I was the total support for my daughter and me. I received no child support for her. I don’t know how I did. It seems impossible, but somehow you do the impossible. And we had a lot of fun doing it.
Once I remember there was a flea circus in Times Square. You looked at it through a magnifying glass of these little fleas were running races. The little girl fleas had on little skirts. My daughter remembers this. I’ve told people this, they don’t believe it but it’s true!
We had ways of living so we didn’t spend much money. For instance, at a yard sale in Provincetown, I bought her a bicycle for 50 cents and then taught her to ride a bike.
In New York, you worked for Robert Rauschenberg, right?
I knew Bob at Black Mountain College. We were students together. When we were in New York, I worked for him. I don’t know what I did! I never worked on the artwork. I never wanted to do that.
Knowing and being close to Rauschenberg and Cy Twombly at such a young age at Black Mountain College… those are memories I treasure.
Was there anyone else you felt made a real impact on you in those years?

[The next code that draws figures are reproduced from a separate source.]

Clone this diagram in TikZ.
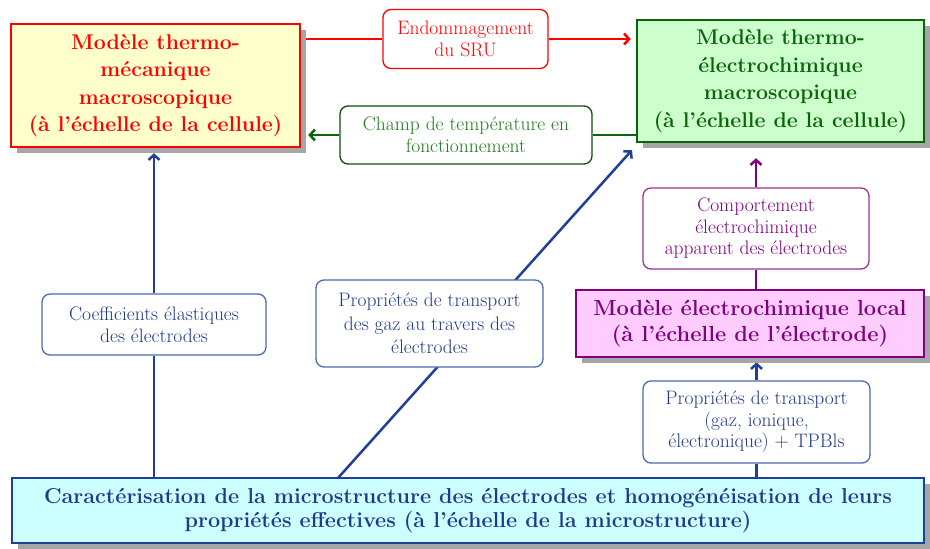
\documentclass[tikz,border=0pt]{standalone}
\usepackage{fontspec}
\usetikzlibrary{arrows.meta,shadows,calc}
\definecolor{cred}{HTML}{FF0000}
\definecolor{ygfill}{HTML}{FFFFCC}
\definecolor{cgreen}{HTML}{0A640A}
\definecolor{gtext}{HTML}{1E7B1E}
\definecolor{gfill}{HTML}{CCFFCC}
\definecolor{cpurple}{HTML}{800080}
\definecolor{pfill}{HTML}{FFCCFF}
\definecolor{cblue}{HTML}{1F3F99}
\definecolor{bbord}{HTML}{4A6BB0}
\definecolor{btext}{HTML}{1F3A8A}
\definecolor{cfill}{HTML}{CCFFFF}
\definecolor{shgray}{HTML}{A6A6A6}
\pgfdeclarelayer{back}
\pgfdeclarelayer{lines}
\pgfsetlayers{back,lines,main}
\tikzset{
  mainbox/.style={draw, line width=2.5pt, inner sep=0pt, align=center,
    font=\fontsize{21.3}{27.5}\selectfont\bfseries,
    drop shadow={shadow xshift=6pt, shadow yshift=-6pt, fill=shgray, opacity=1}},
  smallbox/.style={draw, line width=1.3pt, rounded corners=8pt, fill=white,
    inner sep=0pt, align=center, font=\fontsize{19.5}{21.5}\selectfont},
  arr/.style={line width=2.5pt, -{Straight Barb[length=5pt,width=11pt]}},
  plain/.style={line width=2.5pt}
}
\begin{document}
\begin{tikzpicture}[x=1pt,y=-1pt]
\begin{pgfonlayer}{back}
\fill[white] (0,0) rectangle (930,549);
\end{pgfonlayer}
\useasboundingbox (0,0) rectangle (930,549);

% main boxes
\node[mainbox, draw=cred, fill=ygfill, text=cred, minimum width=289pt, minimum height=123pt]
  (tm) at (155.5,85.5) {Modèle thermo-\\mécanique\\macroscopique\\(à l'échelle de la cellule)};
\node[mainbox, draw=cgreen, fill=gfill, text=cgreen, minimum width=287pt, minimum height=122pt]
  (te) at (780.5,81) {Modèle thermo-\\électrochimique\\macroscopique\\(à l'échelle de la cellule)};
\node[mainbox, draw=cpurple, fill=pfill, text=cpurple, minimum width=348pt, minimum height=67pt,
  font=\fontsize{21.8}{26}\selectfont\bfseries]
  (loc) at (750,323.5) {Modèle électrochimique local\\(à l'échelle de l'électrode)};
\node[mainbox, draw=cblue, fill=cfill, text=btext, minimum width=912pt, minimum height=65pt,
  font=\fontsize{21.6}{24}\selectfont\bfseries]
  (mic) at (468,510.5) {Caractérisation de la microstructure des électrodes et homogénéisation de leurs\\propriétés effectives (à l'échelle de la microstructure)};

% small boxes
\node[smallbox, draw=cred, text=cred, minimum width=165pt, minimum height=59pt]
  (endo) at (465.5,39) {Endommagement\\du SRU};
\node[smallbox, draw=cgreen!80!black, text=gtext, minimum width=252pt, minimum height=58pt]
  (champ) at (466,135) {Champ de température en\\fonctionnement};
\node[smallbox, draw=bbord, text=btext, minimum width=224pt, minimum height=61pt]
  (coef) at (154,324.5) {Coefficients élastiques\\des électrodes};
\node[smallbox, draw=bbord, text=btext, minimum width=227pt, minimum height=87pt,
  font=\fontsize{19.5}{23.5}\selectfont]
  (gaz) at (429.5,323.5) {Propriétés de transport\\des gaz au travers des\\électrodes};
\node[smallbox, draw=cpurple!80, text=cpurple, minimum width=226pt, minimum height=81pt]
  (comp) at (756,228.5) {Comportement\\électrochimique\\apparent des électrodes};
\node[smallbox, draw=bbord, text=btext, minimum width=227pt, minimum height=82pt]
  (trans) at (756.5,422) {Propriétés de transport\\(gaz, ionique,\\électronique) + TPBls};

\coordinate (ds) at (338,478);
\coordinate (de) at (632,150);

\begin{pgfonlayer}{lines}
\draw[arr, cred] (tm.east |- endo) -- (endo) -- ([xshift=-5pt]te.west |- endo);
\draw[arr, cgreen] (te.west |- champ) -- (champ) -- ([xshift=7pt]tm.east |- champ);
\draw[arr, cblue] (mic.north -| coef) -- (coef) -- ([yshift=-5pt]tm.south -| coef);
\draw[arr, cblue] (ds) -- (de);
\draw[arr, cpurple] (loc.north -| comp) -- (comp) -- ([yshift=-15pt]te.south -| comp);
\draw[arr, cblue] (mic.north -| trans) -- (trans) -- ([yshift=-4pt]loc.south -| trans);
\end{pgfonlayer}
\end{tikzpicture}
\end{document}
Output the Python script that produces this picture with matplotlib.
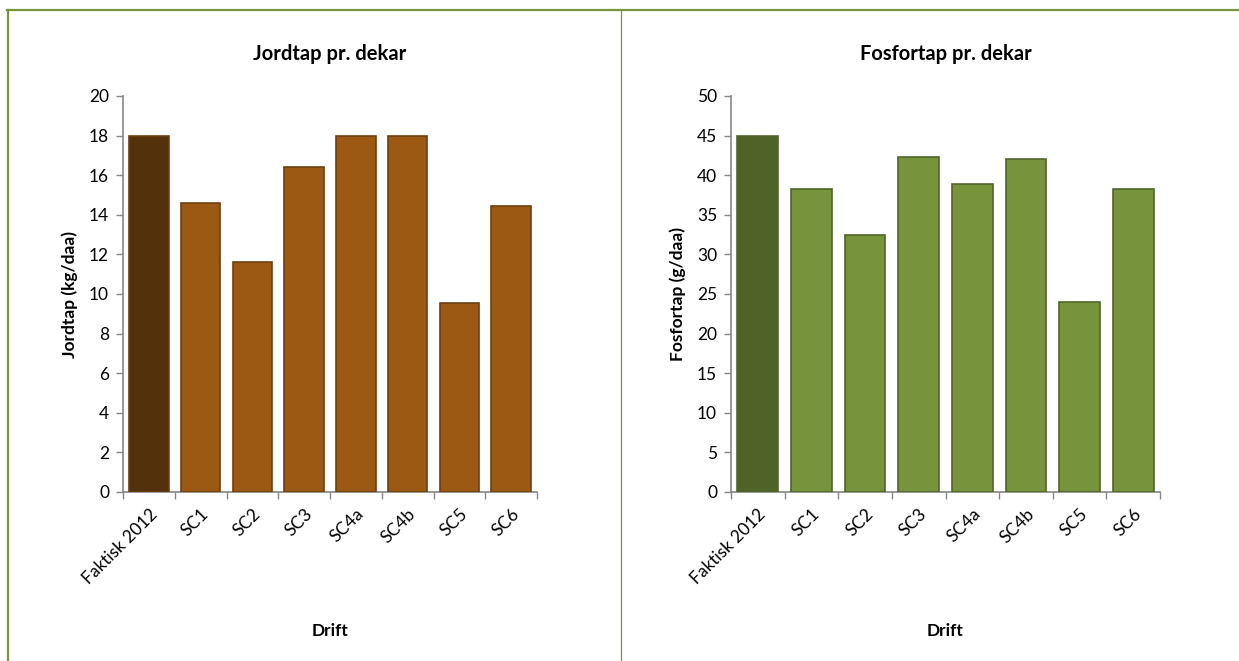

Oh, certainly Bob Ryman and Lucy Lippard. Lucy’s not in New York anymore, so I never see her. But Lucy was just a treasure. That was a time when women were not evolved. They didn’t talk up. They didn’t make their presence known, and Lucy did. So that was interesting to me. And I did, too, of course
What was Robert Ryman like?
He was always the same. He never talked. He was very, very smart. He dealt a lot in his work with nuance. How could nuance have its own voice, you know?
Your assistant, Will, is here today. He’s part of your apprenticeship which you’ve done for many years, where a young artist stays with you for two years. What inspired you to start these apprenticeships?
I’m classical in my approach to art. That’s the classical approach: you teach younger people and hopefully they’ll teach younger people. One of the people I taught for instance was Mel Kendrick. Mel is doing that still with people who are in his studio.
You’re still in the studio making work at 95. What has given you the stamina? How did you manage to sustain your career over the decades?
There never seemed to be a choice. I think art, eat art, live art. That’s why I’m in New York. I want the museums. I want to know what other people are thinking and how they are transitioning from the original art object to what their art object is.
Is there any advice that was especially helpful to you in your career?
Bryce Marden’s dealer was Klaus Kertess, who was a very important dealer. And he used to call Bob Rauschenberg’s studio to talk to Bryce sometimes and I would talk to him as a transition. I got to know Klaus very well. Klaus was a very intelligent, very deep human being and very emotionally complex. Everybody in New York wanted Klaus Kertess to see their work.
We were always fooling on the phone and talking and so on and finally, he said, “What do you do?” I said, “Well, I’m making some drawings. He said he like to come and see them sometime and I said no. But eventually, I said yes. I lived at Chambers Street then and he came and looked at the drawings and he said something very important. He looked for like an hour before he said anything and he said “You need to take the core of what you’re doing and concentrate it into fewer works.” And so I did that.
What do you want the exhibition at Bernheim Gallery to say or express?
I want to present a very strong statement in materials, simple materials that give both mathematical and emotional information. I want to knock ’em dead.